What to produce ::
Write out, word for word, every line from the first one through the line that holds "const statLines = ['Mean", and nothing else; skip the pictures.

Given data ::

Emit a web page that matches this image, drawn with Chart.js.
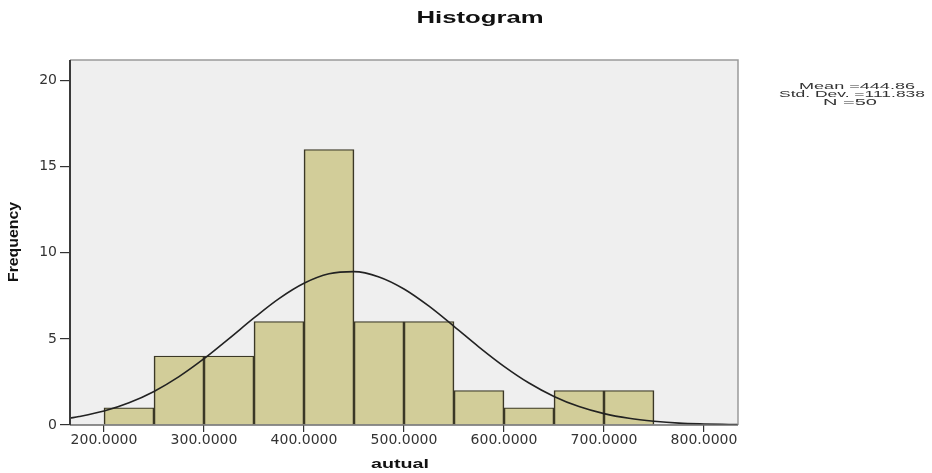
<!DOCTYPE html>
<html>
<head>
<meta charset="utf-8">
<script src="https://cdn.jsdelivr.net/npm/chart.js@4/dist/chart.umd.min.js"></script>
<style>
  html, body { margin: 0; padding: 0; background: #ffffff; }
  canvas { display: block; }
</style>
</head>
<body>
<canvas id="c" width="932" height="473"></canvas>
<script>
// ---- data ----
const binStarts   = [200, 250, 300, 350, 400, 450, 500, 550, 600, 650, 700];
const binWidth    = 50;
const frequencies = [1, 4, 4, 6, 16, 6, 6, 2, 1, 2, 2];
const curveX = [166, 175, 200, 225, 250, 275, 300, 325, 350, 375, 400, 425, 450, 475, 500, 525, 550, 575, 600, 625, 650, 675, 700, 725, 750, 775, 800, 825, 834];
const curveY = [0.40, 0.49, 0.81, 1.29, 1.95, 2.81, 3.85, 5.02, 6.22, 7.34, 8.23, 8.78, 8.91, 8.60, 7.90, 6.90, 5.73, 4.53, 3.41, 2.44, 1.66, 1.07, 0.66, 0.39, 0.22, 0.11, 0.06, 0.03, 0.02];
const xTicks = [200, 300, 400, 500, 600, 700, 800];
const yTicks = [0, 5, 10, 15, 20];
const xRange = [166, 834];
const yRange = [0, 21.2];
const titleText = 'Histogram';
const xTitle = 'autual';
const yTitle = 'Frequency';
const statLines = ['Mean =444.86', 'Std. Dev. =111.838', 'N =50'];

// ---- build ----
const barData = binStarts.map((s, i) => ({ x: s + binWidth / 2, y: frequencies[i] }));
const lineData = curveX.map((x, i) => ({ x: x, y: curveY[i] }));

function fitText(ctx, str, cx, cy, font, w, color, rot) {
  ctx.save();
  ctx.font = font;
  ctx.fillStyle = color;
  ctx.textAlign = 'center';
  ctx.textBaseline = 'middle';
  const nat = ctx.measureText(str).width;
  ctx.translate(cx, cy);
  if (rot) ctx.rotate(rot);
  ctx.scale(w / nat, 1);
  ctx.fillText(str, 0, 0);
  ctx.restore();
}

const decor = {
  id: 'decor',
  beforeDraw(chart) {
    const { ctx, chartArea: a } = chart;
    ctx.save();
    ctx.fillStyle = '#ffffff';
    ctx.fillRect(0, 0, chart.width, chart.height);
    ctx.fillStyle = '#efefef';
    ctx.fillRect(a.left, a.top, a.right - a.left, a.bottom - a.top);
    ctx.restore();
  },
  afterDatasetsDraw(chart) {
    const { ctx, chartArea: a } = chart;
    ctx.save();
    ctx.strokeStyle = '#9a9a9a';
    ctx.lineWidth = 1.5;
    ctx.beginPath();
    ctx.moveTo(a.left, a.top); ctx.lineTo(a.right, a.top); ctx.lineTo(a.right, a.bottom);
    ctx.stroke();
    ctx.strokeStyle = '#6a6a6a';
    ctx.lineWidth = 1.5;
    ctx.beginPath();
    ctx.moveTo(a.left, a.bottom); ctx.lineTo(a.right, a.bottom);
    ctx.stroke();
    ctx.strokeStyle = '#3a3a3a';
    ctx.lineWidth = 2;
    ctx.beginPath();
    ctx.moveTo(a.left, a.top); ctx.lineTo(a.left, a.bottom);
    ctx.stroke();
    ctx.restore();
  },
  afterDraw(chart) {
    const ctx = chart.ctx;
    fitText(ctx, titleText, 480, 19, 'bold 16px "Liberation Sans", Arial, sans-serif', 127, '#111');
    fitText(ctx, yTitle, 14, 242, 'bold 14px "Liberation Sans", Arial, sans-serif', 80, '#111', -Math.PI / 2);
    fitText(ctx, xTitle, 400, 464, 'bold 13px "Liberation Sans", Arial, sans-serif', 58, '#111');
    const sx = [857, 852, 850], sy = [86.5, 94.4, 102.3], sw = [116, 146, 54];
    statLines.forEach((t, i) => fitText(ctx, t, sx[i], sy[i], '9px "Liberation Sans", Arial, sans-serif', sw[i], '#333'));
  }
};

new Chart(document.getElementById('c'), {
  data: {
    datasets: [
      {
        type: 'line',
        data: lineData,
        borderColor: '#222222',
        borderWidth: 1.6,
        pointRadius: 0,
        fill: false,
        cubicInterpolationMode: 'monotone',
        order: 0
      },
      {
        type: 'bar',
        data: barData,
        backgroundColor: '#d2cd99',
        borderColor: '#3b3826',
        borderWidth: { left: 1.6, right: 1.6, top: 1.2, bottom: 0 },
        borderSkipped: false,
        barPercentage: 1.0,
        categoryPercentage: 1.0,
        order: 1
      }
    ]
  },
  options: {
    responsive: false,
    animation: false,
    events: [],
    layout: { padding: { left: 0, right: 194, top: 60, bottom: 18 } },
    plugins: { legend: { display: false }, title: { display: false }, tooltip: { enabled: false } },
    scales: {
      x: {
        type: 'linear',
        offset: false,
        min: xRange[0],
        max: xRange[1],
        afterFit(s) { s.height = 30; },
        afterBuildTicks(s) { s.ticks = xTicks.map(v => ({ value: v })); },
        grid: { display: true, offset: false, drawOnChartArea: false, drawTicks: true, tickLength: 7, color: '#333', lineWidth: 1.2 },
        border: { display: false },
        ticks: {
          padding: 0,
          maxRotation: 0,
          autoSkip: false,
          color: '#333',
          font: { family: '"DejaVu Sans", sans-serif', size: 14 },
          callback: v => Number(v).toFixed(4)
        }
      },
      y: {
        type: 'linear',
        min: yRange[0],
        max: yRange[1],
        afterFit(s) { s.width = 70; },
        afterBuildTicks(s) { s.ticks = yTicks.map(v => ({ value: v })); },
        grid: { display: true, drawOnChartArea: false, drawTicks: true, tickLength: 10, color: '#333', lineWidth: 1.2 },
        border: { display: false },
        ticks: {
          padding: 3,
          autoSkip: false,
          color: '#333',
          font: { family: '"DejaVu Sans", sans-serif', size: 14 },
          callback: v => String(v)
        }
      }
    }
  },
  plugins: [decor]
});
</script>
</body>
</html>
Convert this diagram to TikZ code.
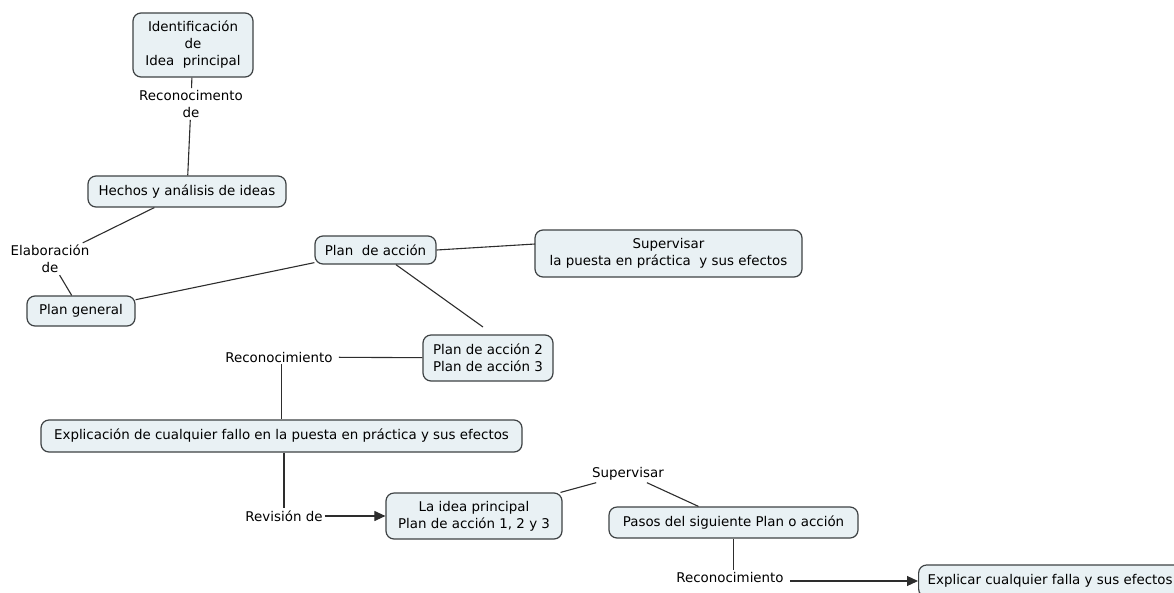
\documentclass[tikz,border=0pt]{standalone}
\usepackage{fontspec}
\setmainfont{DejaVu Sans}
\usepackage{tikz}
\usetikzlibrary{positioning,arrows.meta}
\definecolor{conceptbg}{RGB}{233,241,244}
\definecolor{conceptdraw}{RGB}{62,66,68}
\definecolor{linkdraw}{RGB}{45,45,45}

\begin{document}
\begin{tikzpicture}[x=1pt,y=-1pt,
    every node/.style={font=\fontsize{13.4}{17}\selectfont},
    concept/.style={draw=conceptdraw,fill=conceptbg,line width=1.2pt,rounded corners=8pt,align=center,inner xsep=9pt,inner ysep=6pt},
    phrase/.style={align=center,inner sep=2pt},
    link/.style={draw=linkdraw,line width=1.1pt},
    linkarrow/.style={link,-{Triangle[length=11pt,width=10pt]}}]
    \useasboundingbox (0,0) rectangle (1174,592);
    \clip (0,0) rectangle (1174,592);
    \node[concept,minimum width=120pt,minimum height=64pt] (idea) at (193,45) {Identificación\\de\\Idea~ principal};
    \node[phrase] (recon1) at (191,104) {Reconocimento\\de};
    \node[concept,minimum width=198pt,minimum height=31pt] (hechos) at (187,191.5) {Hechos y análisis de ideas};
    \node[phrase] (elab) at (50,259) {Elaboración\\de};
    \node[concept,minimum width=108pt,minimum height=30pt] (general) at (81,311) {Plan general};
    \node[concept,minimum width=121pt,minimum height=28pt] (accion) at (375.5,250) {Plan~ de acción};
    \node[concept,minimum width=267pt,minimum height=47pt] (super1) at (668.5,253.5) {Supervisar\\la puesta en práctica~ y sus efectos};
    \coordinate (super1in) at (535,244);
    \node[concept,minimum width=130pt,minimum height=46pt] (planes) at (488,358) {Plan de acción 2\\Plan de acción 3};
    \coordinate (planestop) at (483,327);
    \node[phrase,inner xsep=6pt] (recon2) at (279,357) {Reconocimiento};
    \node[concept,minimum width=481pt,minimum height=32pt] (fallo) at (281.5,436) {Explicación de cualquier fallo en la puesta en práctica y sus efectos};
    \node[phrase] (revision) at (284,516) {Revisión de};
    \node[concept,minimum width=176pt,minimum height=46pt] (principal) at (474,516) {La idea principal\\Plan de acción 1, 2 y 3};
    \node[phrase] (super2) at (628,474) {Supervisar};
    \node[concept,minimum width=249pt,minimum height=31pt] (pasos) at (733.5,522.5) {Pasos del siguiente Plan o acción};
    \node[phrase,inner xsep=6pt] (recon3) at (730,577) {Reconocimiento};
    \node[concept,minimum height=32pt,anchor=west] (falla) at (918,581) {Explicar cualquier falla y sus efectos};

    \draw[link] (idea) -- (recon1);
    \draw[link] (recon1) -- (hechos);
    \draw[link] (hechos) -- (elab);
    \draw[link] (elab) -- (general);
    \draw[link] (general) -- (accion);
    \draw[link] (accion.east) -- (super1in);
    \draw[link] (accion) -- (planestop);
    \draw[link] (recon2) -- (planes);
    \draw[link] (recon2.south -| fallo) -- (fallo);
    \draw[link] (fallo.south -| revision) -- (revision);
    \draw[linkarrow] (revision) -- (principal);
    \draw[link] (principal) -- (super2);
    \draw[link] (super2) -- (pasos);
    \draw[link] (pasos) -- (pasos |- recon3.north);
    \draw[linkarrow] (recon3.east |- falla.west) -- (falla.west);
  \end{tikzpicture}
\end{document}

Task output ::
Emit a web page that matches this image, drawn with Chart.js.
<!DOCTYPE html>
<html>
<head>
<meta charset="utf-8">
<script src="https://cdn.jsdelivr.net/npm/chart.js@4/dist/chart.umd.min.js"></script>
<style>
  html, body { margin: 0; padding: 0; background: #ffffff; }
  canvas { display: block; }
</style>
</head>
<body>
<canvas id="c" width="932" height="473"></canvas>
<script>
// ---- data ----
const binStarts   = [200, 250, 300, 350, 400, 450, 500, 550, 600, 650, 700];
const binWidth    = 50;
const frequencies = [1, 4, 4, 6, 16, 6, 6, 2, 1, 2, 2];
const curveX = [166, 175, 200, 225, 250, 275, 300, 325, 350, 375, 400, 425, 450, 475, 500, 525, 550, 575, 600, 625, 650, 675, 700, 725, 750, 775, 800, 825, 834];
const curveY = [0.40, 0.49, 0.81, 1.29, 1.95, 2.81, 3.85, 5.02, 6.22, 7.34, 8.23, 8.78, 8.91, 8.60, 7.90, 6.90, 5.73, 4.53, 3.41, 2.44, 1.66, 1.07, 0.66, 0.39, 0.22, 0.11, 0.06, 0.03, 0.02];
const xTicks = [200, 300, 400, 500, 600, 700, 800];
const yTicks = [0, 5, 10, 15, 20];
const xRange = [166, 834];
const yRange = [0, 21.2];
const titleText = 'Histogram';
const xTitle = 'autual';
const yTitle = 'Frequency';
const statLines = ['Mean =444.86', 'Std. Dev. =111.838', 'N =50'];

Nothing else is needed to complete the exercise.